Github user ben-manes commented on the issue:
https://github.com/apache/metron/pull/940
Internally Guava uses a `ConcurrentLinkedQueue` and an `AtomicInteger` to
record its size, per segment. When a read occurs, it records that in the queue
and then drains it under the segment's lock (via tryLock) to replay the events.

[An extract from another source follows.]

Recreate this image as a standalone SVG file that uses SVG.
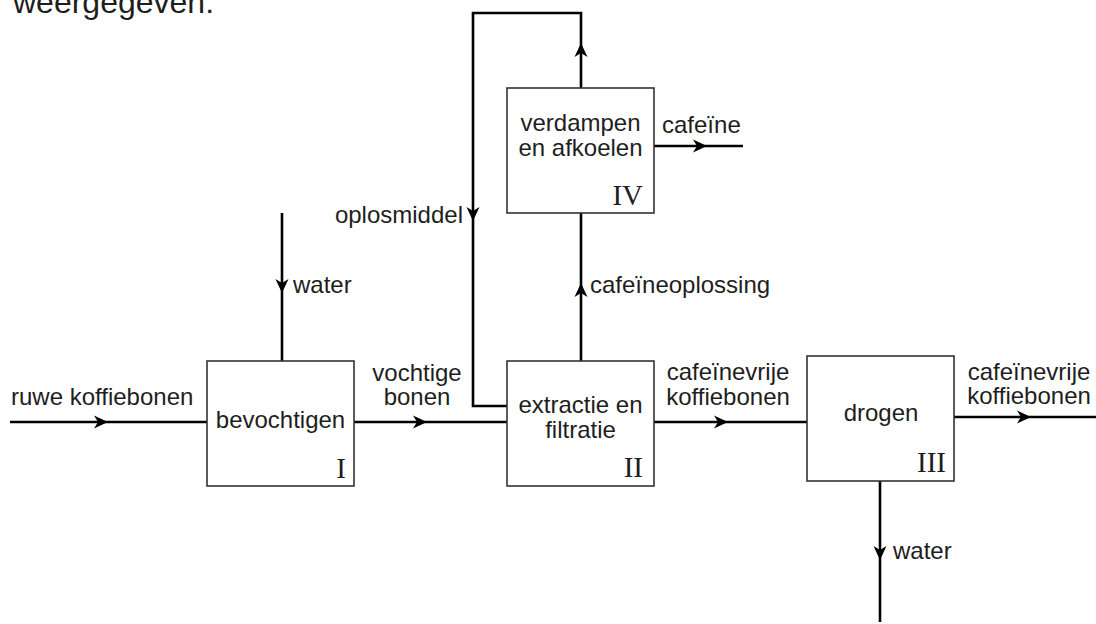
<svg xmlns="http://www.w3.org/2000/svg" xmlns:xlink="http://www.w3.org/1999/xlink" width="1096" height="624" viewBox="0 0 1096 624">
  <style>
    .box { fill: #fff; stroke: #333; stroke-width: 1.6; }
    .flow { fill: none; stroke: #000; stroke-width: 2.6; }
    .lbl { font-family: "Liberation Sans", Arial, sans-serif; font-size: 24px; fill: #1e1e1e; }
    .mid { text-anchor: middle; }
    .end { text-anchor: end; }
    .num { font-family: "Liberation Serif", "Times New Roman", serif; font-size: 29px; fill: #1e1e1e; text-anchor: end; }
    .head { fill: #000; }
  </style>
  <defs>
    <path id="ah" class="head" d="M0,0 L-14,-6.5 L-10,0 L-14,6.5 Z"/>
  </defs>
  <rect width="1096" height="624" fill="#fff"/>
  <text class="lbl" x="13" y="13" style="font-size:32px">weergegeven:</text>

  <g id="connectors">
    <path class="flow" d="M10,422 H207"/>
    <path class="flow" d="M282,213 V361"/>
    <path class="flow" d="M354,422 H507"/>
    <path class="flow" d="M581,88 V13 H473 V406 H507"/>
    <path class="flow" d="M581,361 V213"/>
    <path class="flow" d="M654,146 H743"/>
    <path class="flow" d="M654,422 H807"/>
    <path class="flow" d="M954,417 H1096"/>
    <path class="flow" d="M880,481 V622"/>
    <use xlink:href="#ah" href="#ah" transform="translate(108,422)"/>
    <use xlink:href="#ah" href="#ah" transform="translate(282,293) rotate(90)"/>
    <use xlink:href="#ah" href="#ah" transform="translate(427,422)"/>
    <use xlink:href="#ah" href="#ah" transform="translate(581,43) rotate(-90)"/>
    <use xlink:href="#ah" href="#ah" transform="translate(473,221) rotate(90)"/>
    <use xlink:href="#ah" href="#ah" transform="translate(581,283) rotate(-90)"/>
    <use xlink:href="#ah" href="#ah" transform="translate(707,146)"/>
    <use xlink:href="#ah" href="#ah" transform="translate(728,422)"/>
    <use xlink:href="#ah" href="#ah" transform="translate(1031,417)"/>
    <use xlink:href="#ah" href="#ah" transform="translate(880,560) rotate(90)"/>
  </g>

  <g id="labels">
    <text class="lbl" x="11" y="405">ruwe koffiebonen</text>
    <text class="lbl" x="293" y="293">water</text>
    <text class="lbl mid" x="417" y="381">vochtige</text>
    <text class="lbl mid" x="417" y="405">bonen</text>
    <text class="lbl end" x="463" y="223">oplosmiddel</text>
    <text class="lbl" x="662" y="133">cafeïne</text>
    <text class="lbl" x="590" y="293">cafeïneoplossing</text>
    <text class="lbl mid" x="728" y="380">cafeïnevrije</text>
    <text class="lbl mid" x="728" y="405">koffiebonen</text>
    <text class="lbl mid" x="1029" y="380">cafeïnevrije</text>
    <text class="lbl mid" x="1029" y="404">koffiebonen</text>
    <text class="lbl" x="893" y="559">water</text>
  </g>

  <g id="node-I">
    <rect class="box" x="207" y="361" width="147" height="125"/>
    <text class="lbl mid" x="280.5" y="428">bevochtigen</text>
    <text class="num" x="346" y="478">I</text>
  </g>
  <g id="node-II">
    <rect class="box" x="507" y="361" width="147" height="125"/>
    <text class="lbl mid" x="580.5" y="413">extractie en</text>
    <text class="lbl mid" x="580.5" y="438">filtratie</text>
    <text class="num" x="643" y="477">II</text>
  </g>
  <g id="node-III">
    <rect class="box" x="807" y="356" width="147" height="125"/>
    <text class="lbl mid" x="881" y="421">drogen</text>
    <text class="num" x="946" y="472">III</text>
  </g>
  <g id="node-IV">
    <rect class="box" x="507" y="88" width="147" height="125"/>
    <text class="lbl mid" x="580.5" y="131">verdampen</text>
    <text class="lbl mid" x="580.5" y="156">en afkoelen</text>
    <text class="num" x="643" y="205">IV</text>
  </g>
</svg>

This is similar to Caffeine, which uses optimized structures instead. I
intended the CLQ & counter as baseline scaffolding for replacement, as it is an
obvious bottleneck, but I could never get it replaced despite advocating for
it. The penalty of draining the buffers is amortized, but unfortunately this
buffer isn't capped.
Since there would be a higher hit rate with a larger cache, the reads would
be recorded more often. Perhaps contention there and the penalty of draining
the queue is more observable than a cache miss. That's still surprising since a
cache miss is usually more expensive I/O. Is the loader doing expensive work in
your case?
Caffeine gets around this problem by using more optimal buffers and being
lossy (on reads only) if it can't keep up. By default it delegates the
amortized maintenance work to a ForkJoinPool to avoid user-facing latencies,
since you'll want those variances to be tight. Much of that can be back ported
onto Guava for a nice boost.
---